Regulating the Skies – FAA Drone Rules for Hobbyists
In 2012, Congress placed the Federal Aviation Administration (“FAA”) in charge of regulating small unmanned aircraft systems, also known as drones. In response, the FAA promulgated regulations in 2015 and 2016 targeting the drone industry. These regulations required operators to register their systems and meet minimum safety and certification requirements, but excluded operators of preexisting model aircraft.
So far, hobbyist drone operators have used the model aircraft exclusion to temporarily block drone registrations, relying on a D.C. Circuit court opinion by Judge Brett Kavanaugh in May of 2017. Trump signed a bill reinstating the registration requirement in December 2017, however.

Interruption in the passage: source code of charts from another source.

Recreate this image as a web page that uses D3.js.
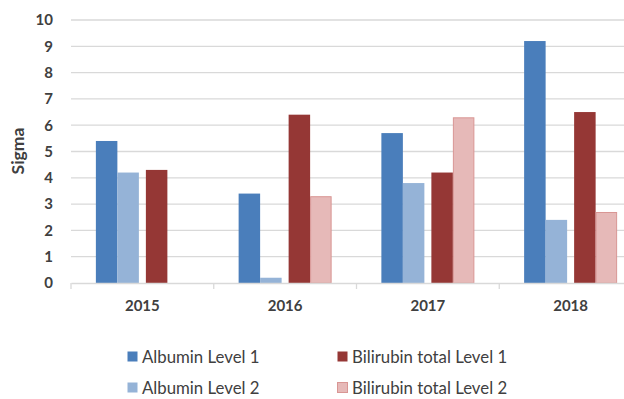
<!DOCTYPE html>
<html>
<head>
<meta charset="utf-8">
<script src="https://cdn.jsdelivr.net/npm/d3@7"></script>
<style>
  html, body { margin: 0; padding: 0; background: #fff; }
  svg { display: block; }
</style>
</head>
<body>
<svg id="chart" width="624" height="399"></svg>
<script>
// Sigma values per year for each analyte / control level
const years = ["2015", "2016", "2017", "2018"];
const seriesNames = ["Albumin Level 1", "Albumin Level 2", "Bilirubin total Level 1", "Bilirubin total Level 2"];
const albuminL1 = [5.4, 3.4, 5.7, 9.2];
const albuminL2 = [4.2, 0.2, 3.8, 2.4];
const bilirubinL1 = [4.3, 6.4, 4.2, 6.5];
const bilirubinL2 = [0, 3.3, 6.3, 2.7];
const yTicks = [0, 1, 2, 3, 4, 5, 6, 7, 8, 9, 10];

const seriesValues = [albuminL1, albuminL2, bilirubinL1, bilirubinL2];
const fills = ["#4a7ebb", "#95b3d7", "#953735", "#e6b9b8"];
const strokes = [null, null, null, "#d99694"];

const svg = d3.select("#chart");
const font = "Lato, 'Open Sans', sans-serif";
const textColor = "#404040";

const plot = { left: 71, right: 642, top: 20, bottom: 283 };

const x0 = d3.scaleBand().domain(years).range([plot.left, plot.right]).padding(0);
const y = d3.scaleLinear().domain([0, 10]).range([plot.bottom, plot.top]);

// bars in each year: two albumin bars, a small gap, two bilirubin bars
const barW = 21.5, pairGap = 7;
const groupW = barW * 4 + pairGap;
const offsetOf = i => (i < 2 ? i * barW : i * barW + pairGap);

// gridlines
svg.append("g")
  .selectAll("line")
  .data(yTicks.filter(t => t > 0))
  .join("line")
  .attr("x1", plot.left).attr("x2", plot.right)
  .attr("y1", d => y(d)).attr("y2", d => y(d))
  .attr("stroke", "#d9d9d9").attr("stroke-width", 1.3);

// bars
const rows = years.map((yr, j) => ({ year: yr, vals: seriesValues.map(s => s[j]) }));
const groups = svg.append("g").selectAll("g")
  .data(rows)
  .join("g")
  .attr("transform", d => `translate(${x0(d.year) + x0.bandwidth() / 2 - groupW / 2},0)`);

groups.selectAll("rect")
  .data(d => d.vals.map((v, i) => ({ v, i })))
  .join("rect")
  .attr("x", d => offsetOf(d.i) + (strokes[d.i] ? 0.5 : 0))
  .attr("width", d => barW - (strokes[d.i] ? 1 : 0))
  .attr("y", d => y(d.v) + (strokes[d.i] ? 0.5 : 0))
  .attr("height", d => Math.max(0, y(0) - y(d.v) - (strokes[d.i] ? 0.5 : 0)))
  .attr("fill", d => fills[d.i])
  .attr("stroke", d => strokes[d.i] || "none")
  .attr("stroke-width", 1)
  .style("display", d => d.v > 0 ? null : "none");

// x axis
const xAxis = d3.axisBottom(x0).tickSize(0).tickPadding(17);
const xg = svg.append("g").attr("transform", `translate(0,${plot.bottom})`).call(xAxis);
xg.select(".domain").attr("stroke", "#d9d9d9").attr("stroke-width", 1.3);
xg.selectAll(".tick text")
  .attr("font-family", font).attr("font-weight", "bold")
  .attr("font-size", 15).attr("fill", textColor);
// category separators
svg.append("g").selectAll("line")
  .data(years.concat(["end"]).map((d, i) => plot.left + i * x0.bandwidth()))
  .join("line")
  .attr("x1", d => d).attr("x2", d => d)
  .attr("y1", plot.bottom).attr("y2", plot.bottom + 6)
  .attr("stroke", "#d9d9d9").attr("stroke-width", 1.3);

// y axis labels
const yAxis = d3.axisLeft(y).tickValues(yTicks).tickSize(0).tickPadding(18).tickFormat(d3.format("d"));
const yg = svg.append("g").attr("transform", `translate(${plot.left},0)`).call(yAxis);
yg.select(".domain").remove();
yg.selectAll(".tick text")
  .attr("font-family", font).attr("font-weight", "bold")
  .attr("font-size", 15).attr("fill", textColor);

// y axis title
svg.append("text")
  .attr("transform", "translate(24,151) rotate(-90)")
  .attr("text-anchor", "middle")
  .attr("font-family", font).attr("font-weight", "bold")
  .attr("font-size", 17.5).attr("fill", textColor)
  .text("Sigma");

// legend
const legendPos = [[127, 363], [127, 394], [337, 363], [337, 394]];
const legend = svg.append("g").selectAll("g")
  .data(seriesNames.map((name, i) => ({ name, i })))
  .join("g")
  .attr("transform", d => `translate(${legendPos[d.i][0]},${legendPos[d.i][1]})`);
legend.append("rect")
  .attr("x", 0.5).attr("y", -11.5).attr("width", 10).attr("height", 10)
  .attr("fill", d => fills[d.i])
  .attr("stroke", d => strokes[d.i] || "none");
legend.append("text")
  .attr("x", 15).attr("y", 0)
  .attr("font-family", font).attr("font-size", 16.8).attr("fill", textColor)
  .text(d => d.name);
</script>
</body>
</html>
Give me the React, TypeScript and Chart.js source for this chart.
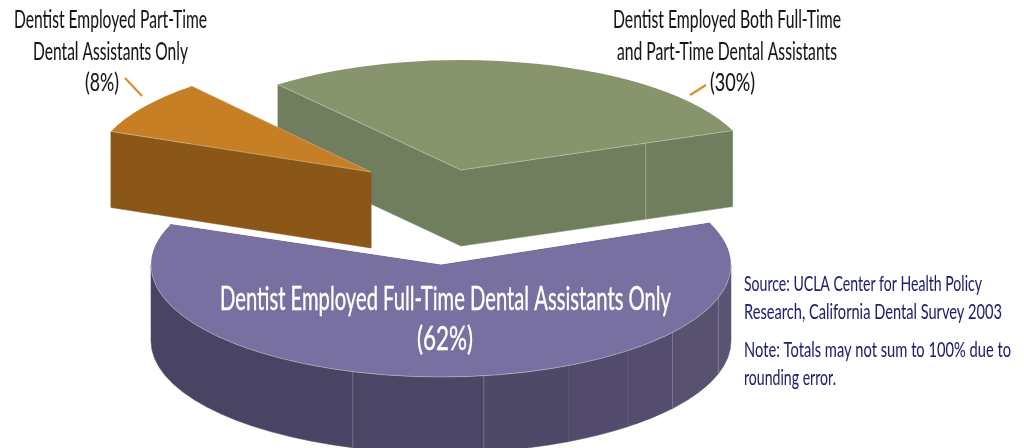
import { useEffect, useRef } from "react";
import { Chart, registerables } from "chart.js";

Chart.register(...registerables);

// Employment of dental assistants among surveyed dentists
const sliceNames = [
  "Dentist Employed Full-Time Dental Assistants Only",
  "Dentist Employed Part-Time Dental Assistants Only",
  "Dentist Employed Both Full-Time and Part-Time Dental Assistants",
];
const sliceShares = [62, 8, 30];

const topColours = ["#7870a0", "#c67f25", "#87946c"];
const wallColours = ["#4c4666", "#8b5718", "#717e5e"];

// Pie projection: the flat pie is squashed to an ellipse and extruded downwards
const PIE_X = 441;
const PIE_Y = 200;
const DEPTH = 76;
const ROTATION = 68;

// Per-slice projection radii and small extra turn, giving each slice its own perspective
const radiusX = [290, 279, 291];
const radiusY = [112, 112, 110];
const turnDeg = [0, 0, 1];

// Exploded position of each slice relative to the pie centre
const shiftX = [0, -70, 20];
const shiftY = [65, -28, -30];
const paintOrder = [2, 1, 0];

// Shaded panels along the rim of the large slice, in degrees around the ellipse
const rimStops = [0, 17, 37, 50, 64, 81.5, 107.7, 180];
const rimShades = ["#5b5374", "#585170", "#544d6e", "#524b6b", "#4f4968", "#4c4666", "#4a4464"];
const rimSeams = [17, 37, 81.5, 107.7];

type Caption = { text: string; x: number; base: number; width: number; size: number; colour: string; bold: number };

const INK = "#16161a";
const NAVY = "#20206e";
const captions: Caption[] = [
  { text: "Dentist Employed Part-Time", x: 14, base: 28, width: 193, size: 25, colour: INK, bold: 0.1 },
  { text: "Dental Assistants Only", x: 33, base: 60, width: 155, size: 25, colour: INK, bold: 0.1 },
  { text: "(8%)", x: 85, base: 91, width: 34, size: 25, colour: INK, bold: 0.1 },
  { text: "Dentist Employed Both Full-Time", x: 613, base: 28, width: 228, size: 25, colour: INK, bold: 0.1 },
  { text: "and Part-Time Dental Assistants", x: 617, base: 60, width: 220, size: 25, colour: INK, bold: 0.1 },
  { text: "(30%)", x: 710, base: 91, width: 45, size: 25, colour: INK, bold: 0.1 },
  { text: "Dentist Employed Full-Time Dental Assistants Only", x: 220, base: 310, width: 451, size: 32, colour: "#ffffff", bold: 0.4 },
  { text: "(62%)", x: 417, base: 350, width: 56, size: 32, colour: "#ffffff", bold: 0.4 },
  { text: "Source: UCLA Center for Health Policy", x: 744, base: 291, width: 238, size: 22, colour: NAVY, bold: 0.05 },
  { text: "Research, California Dental Survey 2003", x: 744, base: 319, width: 258, size: 22, colour: NAVY, bold: 0.05 },
  { text: "Note: Totals may not sum to 100% due to", x: 744, base: 357, width: 267, size: 22, colour: NAVY, bold: 0.05 },
  { text: "rounding error.", x: 744, base: 385, width: 92, size: 22, colour: NAVY, bold: 0.05 },
];

// Short leaders tying the two outer captions to their slices
const leaders = [
  [125, 78, 142, 96],
  [690, 95, 706, 85],
];

const rad = (deg: number) => (deg * Math.PI) / 180;

function quad(ctx: CanvasRenderingContext2D, a: number[], b: number[], colour: string) {
  ctx.beginPath();
  ctx.moveTo(a[0], a[1]);
  ctx.lineTo(b[0], b[1]);
  ctx.lineTo(b[0], b[1] + DEPTH);
  ctx.lineTo(a[0], a[1] + DEPTH);
  ctx.closePath();
  ctx.fillStyle = colour;
  ctx.fill();
  ctx.strokeStyle = colour;
  ctx.lineWidth = 0.5;
  ctx.stroke();
}

function rimBand(
  ctx: CanvasRenderingContext2D,
  cx: number,
  cy: number,
  rx: number,
  ry: number,
  from: number,
  to: number,
  colour: string
) {
  ctx.beginPath();
  ctx.ellipse(cx, cy, rx, ry, 0, from, to);
  ctx.ellipse(cx, cy + DEPTH, rx, ry, 0, to, from, true);
  ctx.closePath();
  ctx.fillStyle = colour;
  ctx.fill();
  ctx.strokeStyle = colour;
  ctx.lineWidth = 0.5;
  ctx.stroke();
}

const pie3d = {
  id: "pie3d",
  beforeDatasetsDraw(chart: Chart) {
    const ctx = chart.ctx;
    const arcs = chart.getDatasetMeta(0).data as any[];
    for (const i of paintOrder) {
      const arc = arcs[i];
      const { x, y, startAngle, endAngle, outerRadius } = arc.getProps(
        ["x", "y", "startAngle", "endAngle", "outerRadius"],
        true
      );
      const cx = PIE_X + shiftX[i];
      const cy = PIE_Y + shiftY[i];
      const rx = radiusX[i];
      const ry = radiusY[i];
      const turn = rad(turnDeg[i]);
      const from = startAngle + turn;
      const to = endAngle + turn;
      const at = (t: number) => [cx + rx * Math.cos(t), cy + ry * Math.sin(t)];
      const apex = [cx, cy];

      // Cut faces; the ones turned away end up hidden under the slice's own top
      quad(ctx, apex, at(from), wallColours[i]);
      quad(ctx, apex, at(to), wallColours[i]);

      // Curved outer wall, only for the part of the arc that faces the viewer
      const rimFrom = Math.max(from, 0);
      const rimTo = Math.min(to, Math.PI);
      if (rimTo > rimFrom) {
        rimShades.forEach((shade, k) => {
          const a = Math.max(rad(rimStops[k]), rimFrom);
          const b = Math.min(rad(rimStops[k + 1]), rimTo);
          if (b > a) rimBand(ctx, cx, cy, rx, ry, a, b, shade);
        });
        ctx.strokeStyle = "rgba(200,195,225,0.3)";
        ctx.lineWidth = 1;
        for (const seam of rimSeams) {
          const p = at(rad(seam));
          ctx.beginPath();
          ctx.moveTo(p[0], p[1]);
          ctx.lineTo(p[0], p[1] + DEPTH);
          ctx.stroke();
        }
      }

      // Top face: the library's own arc, pushed through the projection
      ctx.save();
      ctx.translate(cx, cy);
      ctx.scale(rx / outerRadius, ry / outerRadius);
      ctx.rotate(turn);
      ctx.translate(-x, -y);
      arc.draw(ctx);
      ctx.restore();

      // Pale highlight where the top meets the visible walls
      ctx.strokeStyle = "rgba(255,255,255,0.4)";
      ctx.lineWidth = 0.8;
      ctx.beginPath();
      if (rimTo > rimFrom) {
        ctx.ellipse(cx, cy, rx, ry, 0, rimFrom, rimTo);
      } else {
        const start = at(from);
        const end = at(to);
        ctx.moveTo(start[0], start[1]);
        ctx.lineTo(apex[0], apex[1]);
        ctx.lineTo(end[0], end[1]);
      }
      ctx.stroke();

      // Panel joint on the right-hand cut face of the green slice
      if (i === 2) {
        const end = at(to);
        const jx = apex[0] + (end[0] - apex[0]) * 0.68;
        const jy = apex[1] + (end[1] - apex[1]) * 0.68;
        ctx.strokeStyle = "rgba(220,225,200,0.45)";
        ctx.lineWidth = 1;
        ctx.beginPath();
        ctx.moveTo(jx, jy);
        ctx.lineTo(jx, jy + DEPTH);
        ctx.stroke();
      }
    }
    return false;
  },
  afterDraw(chart: Chart) {
    const ctx = chart.ctx;
    ctx.save();
    ctx.strokeStyle = "#e08c2e";
    ctx.lineWidth = 2.2;
    for (const [x1, y1, x2, y2] of leaders) {
      ctx.beginPath();
      ctx.moveTo(x1, y1);
      ctx.lineTo(x2, y2);
      ctx.stroke();
    }
    ctx.textBaseline = "alphabetic";
    ctx.textAlign = "left";
    for (const c of captions) {
      ctx.font = `${c.size}px Lato`;
      ctx.fillStyle = c.colour;
      ctx.strokeStyle = c.colour;
      ctx.lineWidth = c.bold;
      const natural = ctx.measureText(c.text).width;
      ctx.save();
      ctx.translate(c.x, c.base);
      ctx.scale(c.width / natural, 1);
      ctx.fillText(c.text, 0, 0);
      ctx.strokeText(c.text, 0, 0);
      ctx.restore();
    }
    ctx.restore();
  },
};

export default function App() {
  const canvasRef = useRef<HTMLCanvasElement>(null);

  useEffect(() => {
    document.body.style.margin = "0";
    const chart = new Chart(canvasRef.current!, {
      type: "pie",
      data: {
        labels: sliceNames,
        datasets: [
          {
            data: sliceShares,
            backgroundColor: topColours,
            borderWidth: 0,
          },
        ],
      },
      options: {
        responsive: false,
        animation: false,
        rotation: ROTATION,
        events: [],
        layout: { padding: 0 },
        plugins: { legend: { display: false }, tooltip: { enabled: false } },
      },
      plugins: [pie3d as any],
    });
    return () => chart.destroy();
  }, []);

  return <canvas ref={canvasRef} width={1024} height={448} style={{ display: "block" }} />;
}
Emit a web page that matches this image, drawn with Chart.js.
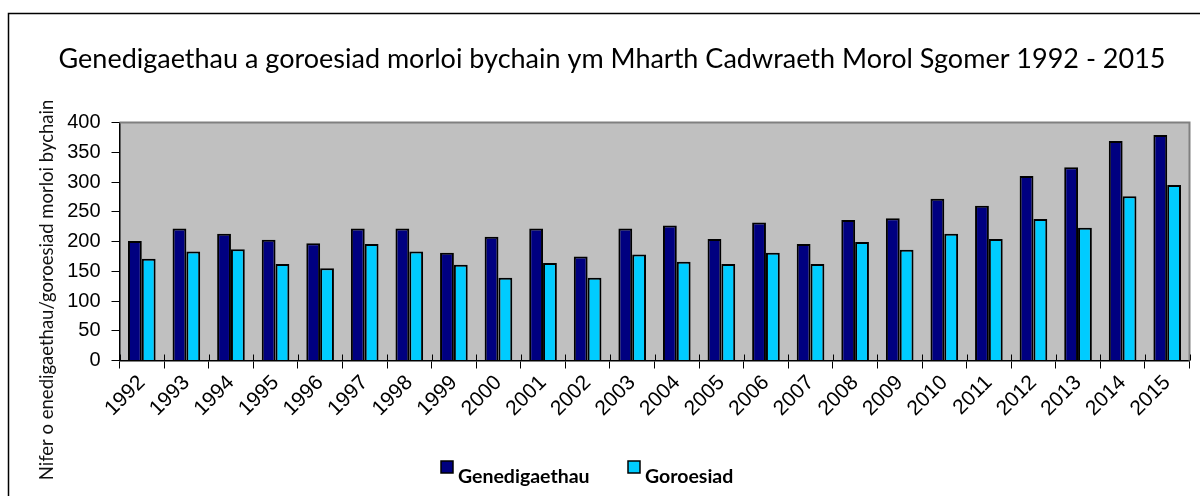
<!DOCTYPE html>
<html>
<head>
<meta charset="utf-8">
<script src="https://cdn.jsdelivr.net/npm/chart.js@4.4.1/dist/chart.umd.min.js"></script>
<style>
  html, body { margin: 0; padding: 0; background: #fff; }
  #wrap { width: 1200px; height: 496px; position: relative; }
</style>
</head>
<body>
<div id="wrap"><canvas id="c" width="1200" height="496"></canvas></div>
<script>
const years = ['1992','1993','1994','1995','1996','1997','1998','1999','2000','2001','2002','2003','2004','2005','2006','2007','2008','2009','2010','2011','2012','2013','2014','2015'];
const births = [201,222,213,203,197,222,222,181,208,222,175,222,227,204,232,196,236,239,272,260,310,325,369,379];
const survivors = [171,183,187,162,155,196,183,161,139,164,139,178,166,162,181,162,199,186,213,204,238,223,276,295];
const seriesNames = ['Genedigaethau', 'Goroesiad'];
const yTicks = [0,50,100,150,200,250,300,350,400];
const chartTitle = 'Genedigaethau a goroesiad morloi bychain ym Mharth Cadwraeth Morol Sgomer 1992 - 2015';
const yTitle = 'Nifer o enedigaethau/goroesiad morloi bychain';

const colDark = '#000080';
const colLight = '#00CCFF';

const decor = {
  id: 'decor',
  beforeDraw(chart) {
    const ctx = chart.ctx, a = chart.chartArea;
    ctx.save();
    ctx.fillStyle = '#fff';
    ctx.fillRect(0, 0, chart.width, chart.height);
    ctx.fillStyle = '#C0C0C0';
    ctx.fillRect(a.left, a.top, a.right - a.left, a.bottom - a.top);
    ctx.restore();
  },
  afterDraw(chart) {
    const ctx = chart.ctx, a = chart.chartArea;
    ctx.save();
    // plot border top/right
    ctx.strokeStyle = '#808080';
    ctx.lineWidth = 2;
    ctx.beginPath();
    ctx.moveTo(a.left, a.top);
    ctx.lineTo(a.right, a.top);
    ctx.lineTo(a.right, a.bottom);
    ctx.stroke();
    // x tick marks crossing the axis (category boundaries)
    const xs = chart.scales.x;
    ctx.strokeStyle = '#000';
    ctx.lineWidth = 1;
    for (let i = 0; i <= years.length; i++) {
      const px = Math.round(xs.getPixelForValue(i - 0.5)) + 0.5;
      ctx.beginPath();
      ctx.moveTo(px, a.bottom - 6);
      ctx.lineTo(px, a.bottom);
      ctx.stroke();
    }
    // outer frame
    ctx.strokeStyle = '#000';
    ctx.lineWidth = 1.5;
    ctx.beginPath();
    ctx.moveTo(8.5, 496);
    ctx.lineTo(8.5, 13.5);
    ctx.lineTo(1200, 13.5);
    ctx.stroke();
    // title
    ctx.fillStyle = '#000';
    ctx.font = '27px Lato';
    ctx.textAlign = 'center';
    ctx.textBaseline = 'alphabetic';
    ctx.fillText(chartTitle, 612, 68);
    // y title
    ctx.save();
    ctx.translate(53, 290);
    ctx.rotate(-Math.PI / 2);
    ctx.font = '18.5px Lato';
    ctx.fillStyle = '#111';
    ctx.textAlign = 'center';
    ctx.fillText(yTitle, 0, 0);
    ctx.restore();
    // legend
    const items = [
      { name: seriesNames[0], color: colDark, x: 441 },
      { name: seriesNames[1], color: colLight, x: 628 }
    ];
    ctx.font = 'bold 19.5px Lato';
    ctx.textAlign = 'left';
    items.forEach(it => {
      ctx.fillStyle = it.color;
      ctx.fillRect(it.x, 461, 12, 12);
      ctx.strokeStyle = '#000';
      ctx.lineWidth = 1.5;
      ctx.strokeRect(it.x, 461, 12, 12);
      ctx.fillStyle = '#000';
      ctx.fillText(it.name, it.x + 17, 483);
    });
    ctx.restore();
  }
};

new Chart(document.getElementById('c'), {
  type: 'bar',
  data: {
    labels: years,
    datasets: [
      { label: seriesNames[0], data: births, backgroundColor: colDark, borderColor: '#000', borderWidth: 2, categoryPercentage: 0.62, barPercentage: 1.0 },
      { label: seriesNames[1], data: survivors, backgroundColor: colLight, borderColor: '#000', borderWidth: 2, categoryPercentage: 0.62, barPercentage: 1.0 }
    ]
  },
  options: {
    responsive: false,
    animation: false,
    devicePixelRatio: 1,
    layout: { padding: { top: 122.5, right: 10.5, left: 0, bottom: 0 } },
    plugins: { legend: { display: false }, title: { display: false }, tooltip: { enabled: false } },
    scales: {
      x: {
        offset: true,
        afterFit(s) { s.height = 135.5; },
        grid: { display: true, offset: true, drawOnChartArea: false, drawTicks: true, tickLength: 8, color: '#000', lineWidth: 1 },
        border: { display: true, color: '#000', width: 1.5 },
        ticks: { color: '#000', font: { family: 'Liberation Sans', size: 21 }, minRotation: 45, maxRotation: 45, autoSkip: false, padding: 2 }
      },
      y: {
        min: 0, max: 400,
        afterFit(s) { s.width = 119.5; },
        afterBuildTicks(s) { s.ticks = yTicks.map(v => ({ value: v })); },
        grid: { display: true, drawOnChartArea: false, drawTicks: true, tickLength: 8, color: '#000', lineWidth: 1 },
        border: { display: true, color: '#000', width: 1.5 },
        ticks: { color: '#000', font: { family: 'Liberation Sans', size: 20 }, padding: 11 }
      }
    }
  },
  plugins: [decor]
});
</script>
</body>
</html>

In addition, a recent court ruling out of the D.C. Circuit Court of Appeals, Taylor v. Federal Aviation Administration (Case No. 16-302), upheld the FAA’s ability to regulate hobby drone operators.
Limited exemptions for model aircraft and hobbyist drone operators still remain, however, so long as operators satisfy all five criteria in section 336 of the regulations (“Special Rule for Model Aircraft”):
- The aircraft is flown strictly for hobby or recreational use;
- The aircraft is operated in accordance with a community-based set of safety guidelines and within the programming of a nationwide community-based organization;
- The aircraft is limited to not more than 55 pounds;
- The aircraft is operated in a manner that does not interfere with and gives way to any manned aircraft; and
- When flown within 5 miles of an airport, the operator of the aircraft provides the airport operator and the airport air traffic control tower with prior notice of the operation.
Spurred by the Trump bill and recent court approval, the FAA expects to release additional regulations for the industry later this year. It is anticipated that the FAA will require most, if not all, non-section 336 drones to identify themselves with radio beacons.
Though the new regulations will be for security and law enforcement purposes (i.e. to monitor potential drug trafficking by UAS), they open the door for future privacy regulation in the industry. In addition, the ID requirements may provide some means for consumers to monitor drone activity and file privacy complaints against operators.